See the [best retention tool for under $10K MRR](/best-retention-tool-for-saas-under-10k-mrr) for recommendations at each tier. Start with the free [Revenue Scan](https://app.savemrr.co) to see exactly what you're losing, then decide based on your actual numbers. Compare the [best churn software for Stripe SaaS](/best-churn-software-for-stripe-saas) and check the [state of Stripe SaaS churn](/state-of-stripe-saas-churn) benchmarks against your data. Track improvements with the [MRR calculator](/mrr-calculator) and [net revenue retention calculator](/nrr-calculator).
Sources: Recurly State of Subscriptions (2025), ProfitWell retention benchmarks, Baremetrics Open Benchmarks, Stripe revenue recovery documentation (2026), SaveMRR internal analytics.
Frequently asked questions
At what MRR should I get a churn reduction tool?
At $2K+ MRR with 4%+ monthly churn.
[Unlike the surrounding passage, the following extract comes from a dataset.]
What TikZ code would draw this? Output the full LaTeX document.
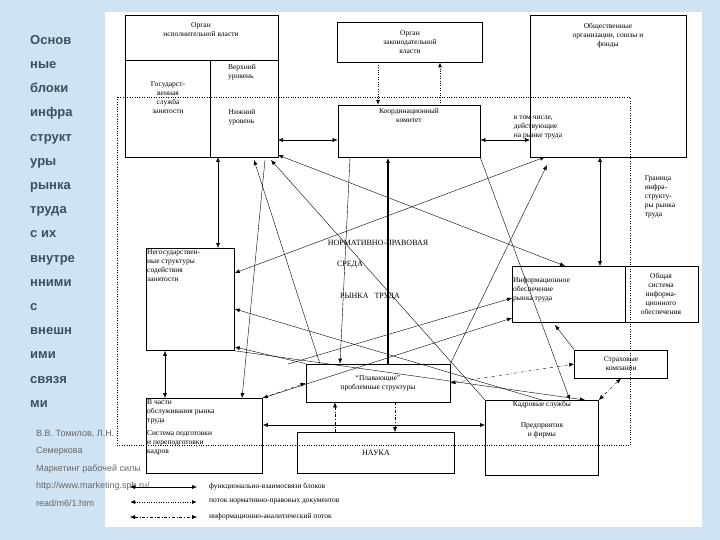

At that point, you're losing $80+/mo to churn, and a $19/mo tool recovering even 25% pays for itself. Below $2K MRR, manual retention is usually sufficient.
Is a churn tool worth it under $5K MRR?
Yes, if churn exceeds 4% monthly. At $5K MRR with 6% churn, you lose $300/mo. A $19/mo tool recovering 30% saves $90/mo; a 4.7x return.
Should I fix my product first before investing in retention?
Both. Product improvements reduce voluntary churn. Retention tools reduce involuntary churn (failed payments) and save customers at the cancel moment. Since involuntary churn is 20-40% of total churn, a retention tool works alongside product improvements.
What features should a churn tool have at minimum?
Dunning emails (recovers 40-55%), a cancel flow with exit survey (saves 10-25%), and basic revenue analytics. Churn prediction and win-back add value but aren't essential under $10K MRR.
How do I calculate ROI for a churn tool?
Formula: (Monthly churn $ x involuntary % x recovery improvement) / tool cost. Example: $20K MRR x 6% x 30% involuntary x 20% improvement = $72/mo recovered. At $19/mo, that's 3.8x ROI; not counting cancel flow saves.